At 1:40 p.m., Mr. Irving finally approached Ms. Pelosi’s chief of staff, Terri McCullough, and other staff members in the Speaker’s Lobby behind the House chamber — the site where a Capitol Police officer would shoot a rioter an hour later. It was the first time Mr. Irving asked about permission to seek support from the National Guard, according to Drew Hammill, Ms. Pelosi’s deputy chief of staff.
Ms. McCullough immediately entered the room and passed a note to Ms. Pelosi with the request. Video from inside the chamber shows her approaching the speaker at 1:43 p.m. Ms. Pelosi approved the request and asked whether Senator Mitch McConnell, the Kentucky Republican who was then the majority leader, also needed to approve it. Ms. McCullough said he did, according to Ms. Pelosi’s office.
Ms. McCullough left the chamber to call Mr. McConnell’s chief of staff, Sharon Soderstrom, but could not reach her. She then reached Mr. Irving, who explained that he and Mr. Stenger were already meeting with the Senate majority leader’s staff in the office of the Senate sergeant-at-arms, according to Ms. Pelosi’s office.
It was at the meeting in Mr. Stenger’s office that Mr. McConnell’s staff first learned of Chief Sund’s request for the National Guard, according to a spokesman for the senator. In that meeting, aides to the congressional leaders, including Ms. Soderstrom, were perplexed to learn that the two sergeants-at-arms had not yet approved the request for troops, according to spokesmen for Mr. McConnell and Ms. Pelosi.
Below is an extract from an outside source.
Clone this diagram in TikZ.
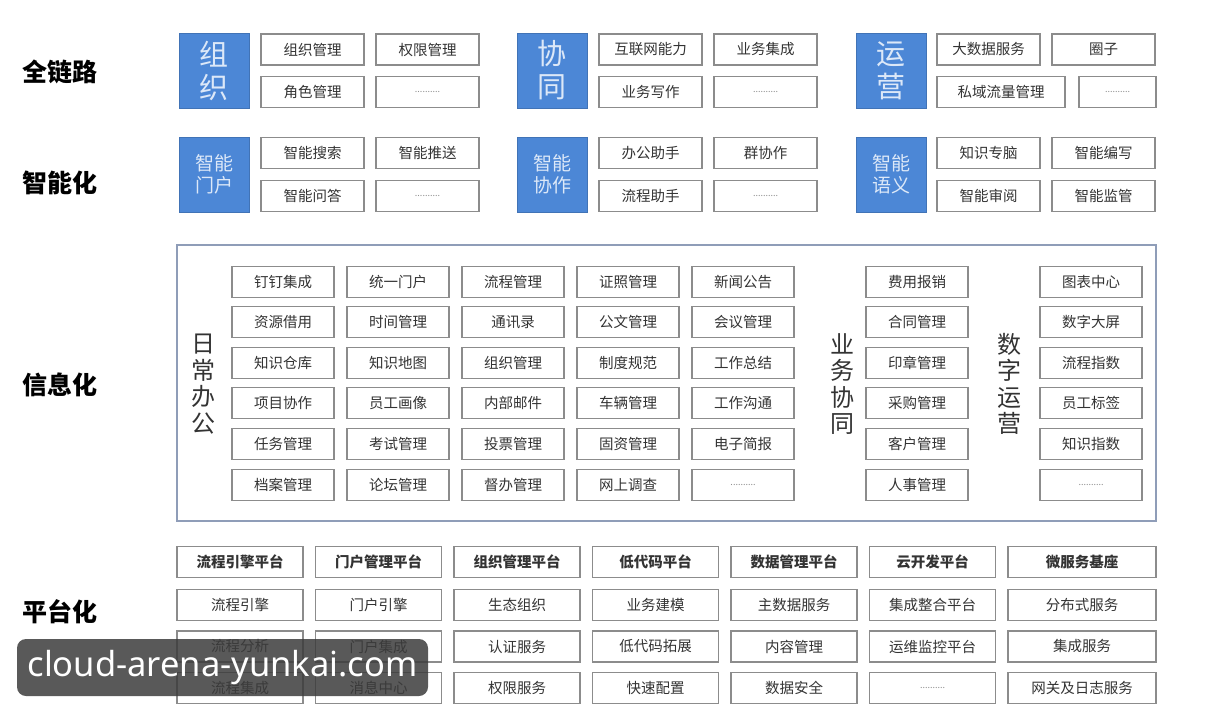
\documentclass[tikz,border=0pt]{standalone}
\usepackage{fontspec}
\setmainfont{Noto Sans CJK SC}
\newfontfamily\wmfont{Noto Sans}
\definecolor{topblue}{HTML}{4C87D6}
\definecolor{bluetext}{HTML}{DCE8F8}
\definecolor{boxgray}{HTML}{8C8C8C}
\definecolor{textgray}{HTML}{333333}
\definecolor{framegray}{HTML}{8F9DB8}
\definecolor{wmgray}{HTML}{3C3C3C}
\newcommand\moredots{{\color{boxgray}\fontsize{9}{10}\selectfont ..........}}
\tikzset{
	item/.style={draw=boxgray, line width=1.1pt, fill=white, minimum width=103pt, minimum height=31pt, inner sep=0pt, text=textgray, font=\fontsize{14.5}{16}\selectfont},
	bluebox/.style={fill=topblue, draw=topblue!85!black, line width=0.8pt, minimum width=70pt, minimum height=75pt, inner sep=0pt, text=bluetext, align=center},
	tier/.style={font=\fontsize{25}{28}\bfseries\selectfont, text=black},
	vlabel/.style={align=center, text=textgray, font=\fontsize{24}{26.5}\selectfont},
	plat/.style={item, minimum width=126pt},
}
\begin{document}
\begin{tikzpicture}[x=1pt,y=-1pt]
			\useasboundingbox (0,0) rectangle (1215,712);
			% tier labels
			\node[tier] (t1) at (60,72)  {全链路};
			\node[tier] (t2) at (60,183) {智能化};
			\node[tier] (t3) at (60,385) {信息化};
			\node[tier] (t4) at (60,612) {平台化};
			%
			% full chain
			\node[bluebox, font=\fontsize{29}{33}\selectfont] (org) at (214,70.5)   {组\\织};
			\node[bluebox, font=\fontsize{29}{33}\selectfont] (col) at (552,70.5)   {协\\同};
			\node[bluebox, font=\fontsize{29}{33}\selectfont] (ops) at (891,70.5)   {运\\营};
			\node[item] (org1) at (312.5,49.5) {组织管理};
			\node[item] (org2) at (427.5,49.5) {权限管理};
			\node[item] (org3) at (312.5,92)   {角色管理};
			\node[item] (org4) at (427.5,92)   {\moredots};
			\node[item] (col1) at (650.5,49.5) {互联网能力};
			\node[item] (col2) at (765.5,49.5) {业务集成};
			\node[item] (col3) at (650.5,92)   {业务写作};
			\node[item] (col4) at (765.5,92)   {\moredots};
			\node[item] (ops1) at (988.5,49.5)  {大数据服务};
			\node[item] (ops2) at (1103.5,49.5) {圈子};
			\node[item, minimum width=128pt] (ops3) at (1001,92) {私域流量管理};
			\node[item, minimum width=77pt]  (ops4) at (1117.5,92) {\moredots};
			%
			% smart
			\node[bluebox, font=\fontsize{19}{22}\selectfont] (sp) at (214,174.5) {智能\\门户};
			\node[bluebox, font=\fontsize{19}{22}\selectfont] (sc) at (552,174.5) {智能\\协作};
			\node[bluebox, font=\fontsize{19}{22}\selectfont] (ss) at (891,174.5) {智能\\语义};
			\node[item] (sp1) at (312.5,153) {智能搜索};
			\node[item] (sp2) at (427.5,153) {智能推送};
			\node[item] (sp3) at (312.5,196) {智能问答};
			\node[item] (sp4) at (427.5,196) {\moredots};
			\node[item] (sc1) at (650.5,153) {办公助手};
			\node[item] (sc2) at (765.5,153) {群协作};
			\node[item] (sc3) at (650.5,196) {流程助手};
			\node[item] (sc4) at (765.5,196) {\moredots};
			\node[item] (ss1) at (988.5,153)  {知识专脑};
			\node[item] (ss2) at (1103.5,153) {智能编写};
			\node[item] (ss3) at (988.5,196)  {智能审阅};
			\node[item] (ss4) at (1103.5,196) {智能监管};
			%
			% information
			\node[draw=framegray, line width=1.3pt, minimum width=979pt, minimum height=276pt, inner sep=0pt] (frame) at (666.5,383) {};
			\node[vlabel] (daily) at (203,384)  {日\\常\\办\\公};
			\node[vlabel] (biz)   at (842,384)  {业\\务\\协\\同};
			\node[vlabel] (dig)   at (1009,384) {数\\字\\运\\营};
			\def\daily {283/{钉钉集成,资源借用,知识仓库,项目协作,任务管理,档案管理}, 398/{统一门户,时间管理,知识地图,员工画像,考试管理,论坛管理}, 513/{流程管理,通讯录,组织管理,内部邮件,投票管理,督办管理}, 628/{证照管理,公文管理,制度规范,车辆管理,固资管理,网上调查}, 743/{新闻公告,会议管理,工作总结,工作沟通,电子简报,\moredots}, 917/{费用报销,合同管理,印章管理,采购管理,客户管理,人事管理}, 1091/{图表中心,数字大屏,流程指数,员工标签,知识指数,\moredots}}  % columns
			\foreach \x/\items in \daily
			{	\foreach \t [count=\r] in \items
				{	\node[item, minimum width=102pt] (d\x-\r) at (\x, 241+40.6*\r) {\t};
				}
			}
			%
			% platform
			\def\platform {240/流程引擎平台/{流程引擎,流程分析,流程集成}, 378.5/门户管理平台/{门户引擎,门户集成,消息中心}, 517/组织管理平台/{生态组织,认证服务,权限服务}, 655.5/低代码平台/{业务建模,低代码拓展,快速配置}, 794/数据管理平台/{主数据服务,内容管理,数据安全}, 932.5/云开发平台/{集成整合平台,运维监控平台,\moredots}}  % columns
			\foreach \x/\head/\items in \platform
			{	\node[plat, font=\fontsize{14.5}{16}\bfseries\selectfont] (p\x-0) at (\x,562) {\head};
				\foreach \t [count=\r] in \items
				{	\node[plat] (p\x-\r) at (\x, 563.5+41.5*\r) {\t};
				}
			}
			\node[plat, minimum width=148pt, font=\fontsize{14.5}{16}\bfseries\selectfont] (ms0) at (1082,562) {微服务基座};
			\node[plat, minimum width=148pt] (ms1) at (1082,605)   {分布式服务};
			\node[plat, minimum width=148pt] (ms2) at (1082,646.5) {集成服务};
			\node[plat, minimum width=148pt] (ms3) at (1082,688)   {网关及日志服务};
			%
			% watermark
			\node[fill=wmgray, fill opacity=0.85, text opacity=1, text=white, rounded corners=9pt, minimum width=411pt, minimum height=57pt, inner sep=0pt, font=\wmfont\fontsize{34.5}{38}\selectfont] (wm) at (222.5,667.5) {cloud-arena-yunkai.com};
		\end{tikzpicture}
\end{document}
There was also confusion about whether approval from congressional leaders was needed to request National Guard troops. Mr. McConnell’s staff maintains that political leaders are not in that chain of command, and that security officials should have done so as quickly as possible. One former Capitol security official said the two sergeants-at-arms could have made the request themselves, but that even in an emergency, “common sense dictates” that they would want to consult with congressional leadership.